WORKERS at a Yorkshire council took more than a fortnight off sick in the past year, on average.
Staff at Doncaster Council took an average 14.56 days per person, more than three times the national average, with Hull closely behind at 12.71.
In comparison, Humberside Police officers took 6.8 days off in the period from last April to March, and those at Humberside Fire and Rescue Service, 6.24 days. Staff at Sheffield Council took 8.61 and Barnsley 7.64. Leeds notched up 9.3 days - its lowest result ever.
Doncaster Council is currently changing terms and conditions for many staff, cutting pay and benefits, a move unpopular with the unions.
Community group councillor Martin Williams blames uncertainty for high absence rates: “I just think staff have been so hammered - they are punch drunk and waiting to see who is next for the bullet.”
But chief executive Jo Miller said the figures were “unacceptably high” and had been for years, adding: “When staff are genuinely ill we need to support them and help them from becoming ill in the first place where we can. However, sickness levels at this extraordinary level means we have to crack down. Not least for those staff who have to pick up others’ work due to sickness meaning there is added pressure on them, so it becomes a vicious circle and ultimately it is our customers who suffer because of this.”

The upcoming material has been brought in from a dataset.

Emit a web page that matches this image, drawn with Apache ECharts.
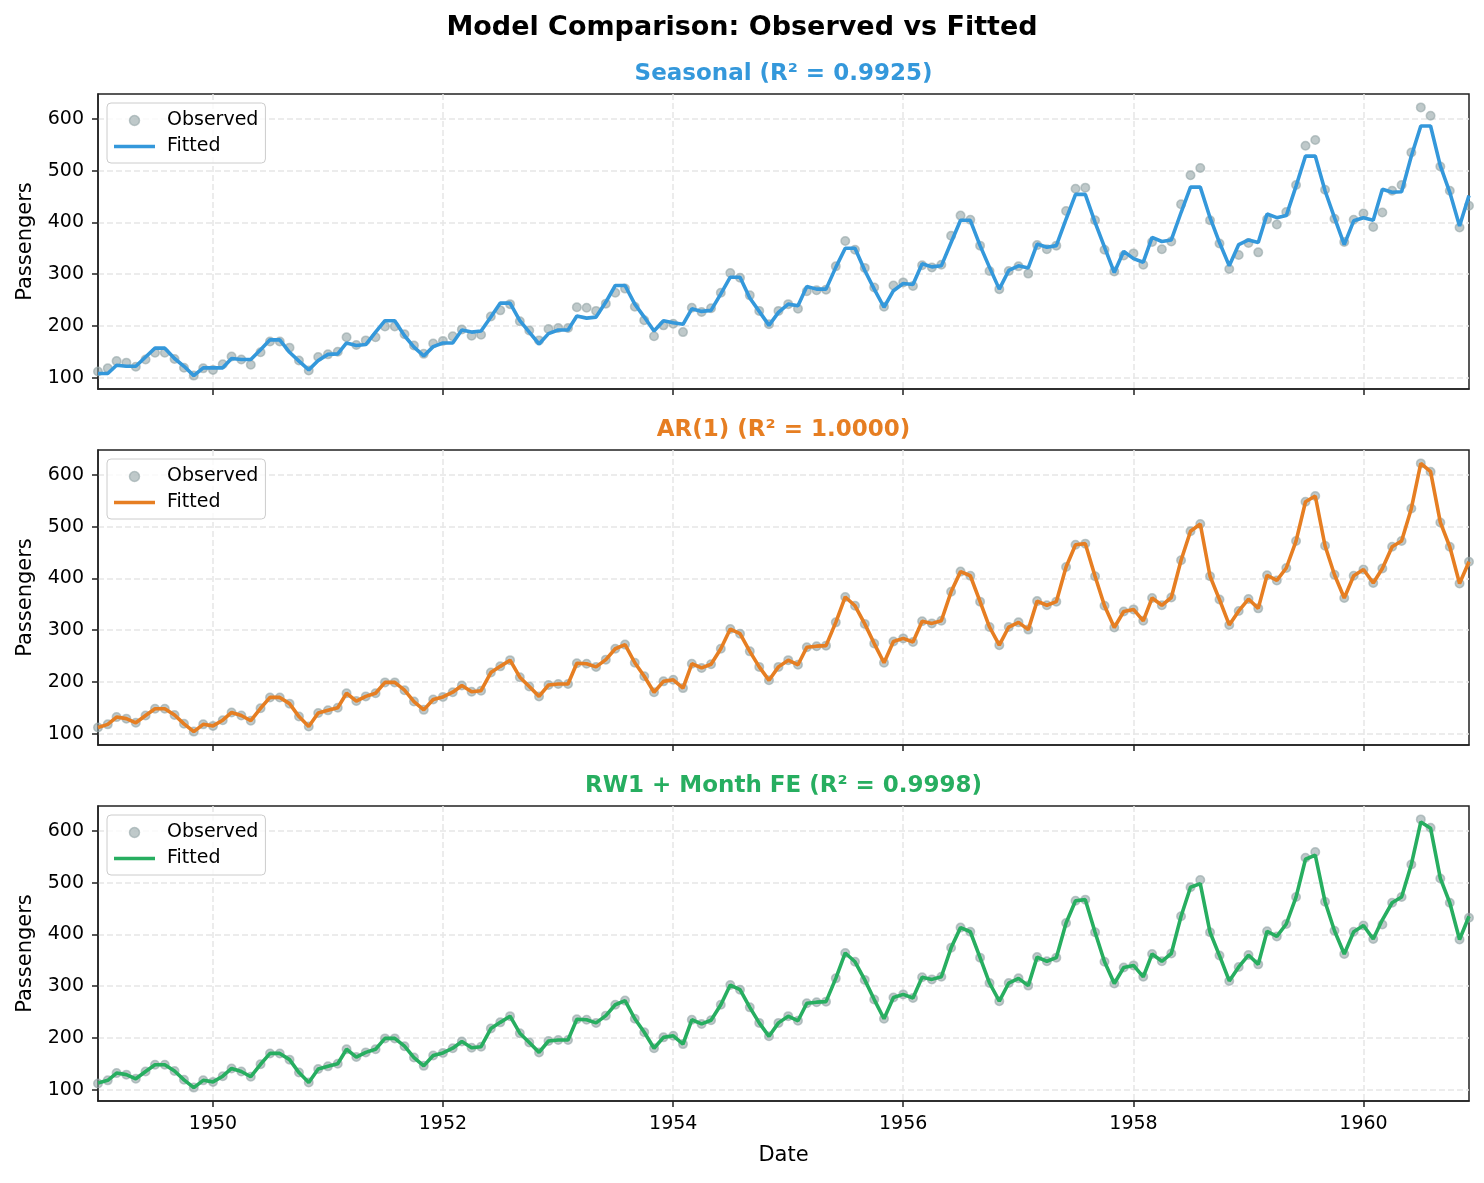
<!DOCTYPE html>
<html><head><meta charset="utf-8">
<script src="https://cdn.jsdelivr.net/npm/echarts@6/dist/echarts.min.js"></script>
<style>html,body{margin:0;padding:0;background:#fff}#c{width:1484px;height:1183px}</style>
</head><body><div id="c"></div>
<script>
const startYear = 1949;
const observed = [
112,118,132,129,121,135,148,148,136,119,104,118,
115,126,141,135,125,149,170,170,158,133,114,140,
145,150,178,163,172,178,199,199,184,162,146,166,
171,180,193,181,183,218,230,242,209,191,172,194,
196,196,236,235,229,243,264,272,237,211,180,201,
204,188,235,227,234,264,302,293,259,229,203,229,
242,233,267,269,270,315,364,347,312,274,237,278,
284,277,317,313,318,374,413,405,355,306,271,306,
315,301,356,348,355,422,465,467,404,347,305,336,
340,318,362,348,363,435,491,505,404,359,310,337,
360,342,406,396,420,472,548,559,463,407,362,405,
417,391,419,461,472,535,622,606,508,461,390,432];
const seasonalFitted = [
108,108,124,122,122,140,157,157,137,122,104,119,
119,119,137,135,135,154,173,173,149,132,115,133,
145,146,167,162,164,188,210,210,181,159,142,160,
167,167,192,188,190,217,244,244,210,188,165,185,
192,192,219,215,217,246,278,278,242,217,190,210,
206,203,233,228,230,262,294,294,254,228,201,226,
242,239,276,271,271,313,350,350,307,271,236,268,
282,280,320,314,316,361,404,404,355,313,271,307,
316,312,358,352,355,406,454,454,400,352,303,344,
330,323,371,363,366,419,468,468,409,361,316,357,
366,361,416,409,413,470,528,528,461,409,357,403,
409,404,464,458,459,528,586,586,509,458,393,452];
const ar1Fitted = [
112,118,132,129,121,135,148,148,136,119,104,118,
115,126,141,135,125,149,170,170,158,133,114,140,
145,150,178,163,172,178,199,199,184,162,146,166,
171,180,193,181,183,218,230,242,209,191,172,194,
196,196,236,235,229,243,264,272,237,211,180,201,
204,188,235,227,234,264,302,293,259,229,203,229,
242,233,267,269,270,315,364,347,312,274,237,278,
284,277,317,313,318,374,413,405,355,306,271,306,
315,301,356,348,355,422,465,467,404,347,305,336,
340,318,362,348,363,435,491,505,404,359,310,337,
360,342,406,396,420,472,548,559,463,407,362,405,
417,391,419,461,472,535,622,606,508,461,390,432];
const rw1Fitted = [
113,118,132,129,121,135,148,148,136,119,104,118,
115,126,141,135,125,149,170,170,158,133,114,140,
145,150,178,163,172,178,199,199,184,162,146,166,
171,180,193,181,183,218,230,242,209,191,172,194,
196,196,236,235,229,243,264,272,237,211,180,201,
204,188,235,227,234,264,302,293,259,229,203,229,
242,233,267,269,270,315,364,347,312,274,237,278,
284,277,317,313,318,374,413,405,355,306,271,306,
315,301,356,348,355,422,465,467,404,347,305,336,
340,318,362,348,363,435,491,498,404,359,310,337,
360,342,406,396,420,472,545,553,463,407,362,405,
417,391,428,461,472,535,617,605,508,461,390,435];
const panelTitles = ['Seasonal (R\u00b2 = 0.9925)', 'AR(1) (R\u00b2 = 1.0000)', 'RW1 + Month FE (R\u00b2 = 0.9998)'];
const panelColors = ['#3498db', '#e67e22', '#27ae60'];
const panelFits = [seasonalFitted, ar1Fitted, rw1Fitted];
const xTickYears = [1950, 1952, 1954, 1956, 1958, 1960];
const yTicks = [100, 200, 300, 400, 500, 600];

const FONT = 'DejaVu Sans';
const dates = observed.map((_, i) => Date.UTC(startYear + Math.floor(i / 12), i % 12, 1));
const xTickVals = xTickYears.map(y => Date.UTC(y, 0, 1));
const tops = [94, 450, 806];
const H = 295;
const gridLine = { show: true, lineStyle: { color: '#e6e6e6', width: 1.5, type: [6, 3] } };

const grids = [], xAxes = [], yAxes = [], series = [], legends = [];
const titles = [{
  text: 'Model Comparison: Observed vs Fitted', left: 'center', top: 14, padding: 0,
  textStyle: { fontFamily: FONT, fontSize: 27, fontWeight: 'bold', color: '#000' }
}];

for (let k = 0; k < 3; k++) {
  grids.push({ left: 98, right: 15, top: tops[k], height: H, show: true, borderColor: '#222', borderWidth: 1.5, backgroundColor: '#fff' });
  xAxes.push({
    type: 'value', gridIndex: k, min: dates[0], max: dates[dates.length - 1], scale: true,
    axisLine: { show: true, onZero: false, lineStyle: { color: '#222', width: 1.5 } },
    axisTick: { show: true, length: 6, lineStyle: { color: '#222', width: 1.5 }, customValues: xTickVals },
    axisLabel: { show: k === 2, customValues: xTickVals, margin: 14, fontFamily: FONT, fontSize: 19, color: '#000',
      formatter: v => String(new Date(v).getUTCFullYear()) },
    splitLine: gridLine,
    name: k === 2 ? 'Date' : '', nameLocation: 'middle', nameGap: 44,
    nameTextStyle: { fontFamily: FONT, fontSize: 21, color: '#000' }
  });
  yAxes.push({
    type: 'value', gridIndex: k, min: 78.1, max: 647.9,
    axisLine: { show: true, onZero: false, lineStyle: { color: '#222', width: 1.5 } },
    axisTick: { show: true, length: 6, lineStyle: { color: '#222', width: 1.5 }, customValues: yTicks },
    axisLabel: { customValues: yTicks, margin: 14, fontFamily: FONT, fontSize: 19, color: '#000' },
    splitLine: gridLine,
    name: 'Passengers', nameLocation: 'middle', nameGap: 62,
    nameTextStyle: { fontFamily: FONT, fontSize: 21, color: '#000' }
  });
  titles.push({
    text: panelTitles[k], left: 783.5, textAlign: 'center', top: tops[k] - 31, padding: 0,
    textStyle: { fontFamily: FONT, fontSize: 23, fontWeight: 'bold', color: panelColors[k] }
  });
  series.push({
    name: 'Observed', type: 'scatter', xAxisIndex: k, yAxisIndex: k,
    data: dates.map((d, i) => [d, observed[i]]),
    symbol: 'circle', symbolSize: 8.5, z: 2,
    itemStyle: { color: '#95a5a6', borderColor: '#95a5a6', borderWidth: 1.5, opacity: 0.6 }
  });
  series.push({
    name: 'Fitted', type: 'line', xAxisIndex: k, yAxisIndex: k,
    data: dates.map((d, i) => [d, panelFits[k][i]]),
    showSymbol: false, symbol: 'none', z: 3,
    itemStyle: { color: panelColors[k] },
    lineStyle: { color: panelColors[k], width: 3.6 }
  });
  legends.push({
    orient: 'vertical', left: 107, top: tops[k] + 9, padding: [8, 7, 7, 7],
    itemWidth: 41, itemHeight: 10, itemGap: 7,
    borderColor: '#cccccc', borderWidth: 1, borderRadius: 4, backgroundColor: 'rgba(255,255,255,0.8)',
    textStyle: { fontFamily: FONT, fontSize: 19, color: '#000', padding: [0, 0, 0, 7] },
    selectedMode: false,
    data: [
      { name: 'Observed', icon: 'circle', itemStyle: { color: '#95a5a6', borderColor: '#95a5a6', borderWidth: 1.5, opacity: 0.6 } },
      { name: 'Fitted', icon: 'path://M0 0H41V3.6H0Z', itemStyle: { color: panelColors[k], borderWidth: 0 } }
    ]
  });
}

const chart = echarts.init(document.getElementById('c'), null, { renderer: 'canvas' });
chart.setOption({
  animation: false, backgroundColor: '#fff',
  title: titles, grid: grids, xAxis: xAxes, yAxis: yAxes, series: series, legend: legends
});
</script></body></html>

Hull’s figures, which came after 1,000 redundancies, were a slight improvement. But deputy council leader Daren Hale said there was a “considerable” way to go: “It is particularly short-term absenteeism, the Friday to Monday syndrome, that we really want to impact on. You are always going to get people who are genuinely ill, but we are expecting our managers to manage it more robustly.”
According to national statistics an average 4.5 days were lost per person due to sickness.
Adrian Kennett, Unison branch secretary at Hull Council, said: “Mental well-being is a massive factor, people are feeling extremely worried for their futures, resilience falls and people become more susceptible to illness.”